Checked the auto box level while jacking him to extended, so I could then do a patch on the worst blow on the middle box. Nice wad of foil and gun gum laminate (8 layers I think) under the wrap to try to keep the noise level down while waiting for the new exhaust parts.
Couldn't find anything major with the cruise control - certainly not finding any leaks across to the dump on the brake pedal. But there were some slight cracks and looseness on the hose at one joint so I have taped over it solidly to see if it makes a difference. Time will tell.
 
I finally completed the top-side works for my little refresh project on my 1999 4l V8 p38. Car has been off the road for a couple of years and don't have any history on it past 2015. I replaced rocker cover seals and sealed off where an LPG system was fitted. In the process I also replaced:
  • Inlet gaskets except for valley gasket
  • Plugs
  • HT leads
  • Injector o-rings
  • Aux drive belt
  • Left washer jet on bonnet
Today I tightened up the last bits and prepared engine for the next steps. Next I'll fill it up with coolant, let it run with an engine flush and drain the oil. Then I'll tackle the sump gasket.
 
Was having a play with the nanocom and there was a code for the purge valve circuit open so had a look under the bonnet and sure enough found it was unplugged, plugged it back in cleared the code and it stayed off.

In the short bit of use it seems to run smoother I would say. Only had a small drive though not been able to open up the taps so to speak.
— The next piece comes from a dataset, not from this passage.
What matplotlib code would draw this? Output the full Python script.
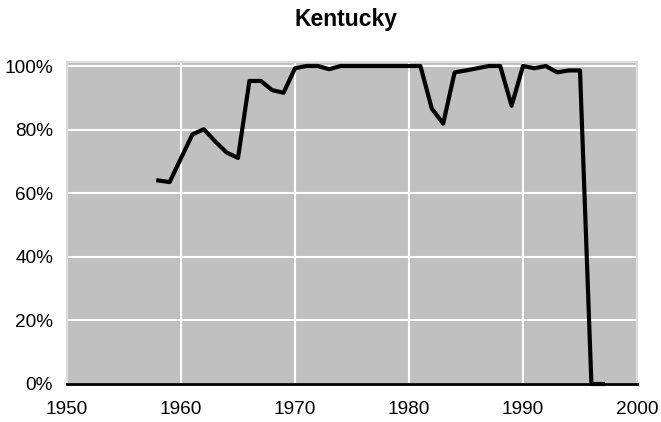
import matplotlib
matplotlib.use('Agg')
import matplotlib.pyplot as plt
from matplotlib.ticker import PercentFormatter

plt.rcParams['font.family'] = ['Liberation Sans', 'DejaVu Sans']

years = [1958, 1959, 1960, 1961, 1962, 1963, 1964, 1965, 1966, 1967,
         1968, 1969, 1970, 1971, 1972, 1973, 1974, 1975, 1976, 1977,
         1978, 1979, 1980, 1981, 1982, 1983, 1984, 1985, 1986, 1987,
         1988, 1989, 1990, 1991, 1992, 1993, 1994, 1995, 1996, 1997]
share = [0.640, 0.635, 0.710, 0.785, 0.801, 0.763, 0.728, 0.711, 0.953, 0.953,
         0.924, 0.916, 0.993, 1.000, 1.000, 0.990, 1.000, 1.000, 1.000, 1.000,
         1.000, 1.000, 1.000, 1.000, 0.866, 0.819, 0.980, 0.986, 0.993, 1.000,
         1.000, 0.875, 1.000, 0.993, 1.000, 0.980, 0.986, 0.986, 0.0, 0.0]

x_ticks = [1950, 1960, 1970, 1980, 1990, 2000]
y_ticks = [0, 0.2, 0.4, 0.6, 0.8, 1.0]

W, H = 661, 422
fig = plt.figure(figsize=(W / 100, H / 100), dpi=100)
ax = fig.add_axes([67 / W, 1 - 384 / H, (637 - 67) / W, (384 - 62) / H])

ax.set_facecolor('#c0c0c0')
ax.set_xlim(1950, 2000)
ax.set_ylim(0, 1.0126)
ax.set_xticks(x_ticks)
ax.set_yticks(y_ticks)
ax.yaxis.set_major_formatter(PercentFormatter(1.0, decimals=0))
ax.grid(True, color='white', linewidth=1.5)
ax.set_axisbelow(True)
ax.tick_params(length=0, labelsize=13.7, colors='black')
ax.tick_params(axis='y', pad=10)
ax.tick_params(axis='x', pad=12.5)

for side in ['top', 'right', 'left']:
    ax.spines[side].set_color('#dcdcdc')
    ax.spines[side].set_linewidth(1.5)
ax.spines['bottom'].set_color('black')
ax.spines['bottom'].set_linewidth(2)

ax.plot(years, share, color='black', linewidth=3, solid_joinstyle='round',
        clip_on=False, zorder=3)

fig.text(345.5 / W, 1 - 25.7 / H, 'Kentucky', ha='center', va='baseline',
         fontsize=16.5, fontweight='bold')

fig.savefig('out.png', dpi=100)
Seems to have mostly sorted the smoking too. I reckon it must have been overfueling with it disconnected as rave seems to states that it could affect the fuel map like that if the valve itself was stuck.

Might explain that strong fuel smell I was talking about a while back too. Though that had pretty much eased off after about a week in fairness

PO has clearly been tinkering.

There's a canister that collects vapour from the tank and then opens during running and burns it. I assume there's a vent to air should it fail which is probably what you were smelling.
 
PO has clearly been tinkering.

There's a canister that collects vapour from the tank and then opens during running and burns it. I assume there's a vent to air should it fail which is probably what you were smelling.
Yes very likely! I wouldn't have left that disconnected though, at least not intentionally
 
Thinking of checking the autobox level today.

Am I correct in thinking, it should be done with the engine running and moving it through the gears, I assume both high and low range? Then crack off the filler plug and if its at the right level it should flow out? I assume you keep it running while checking too so its not running it through the gears and then engine off and then check.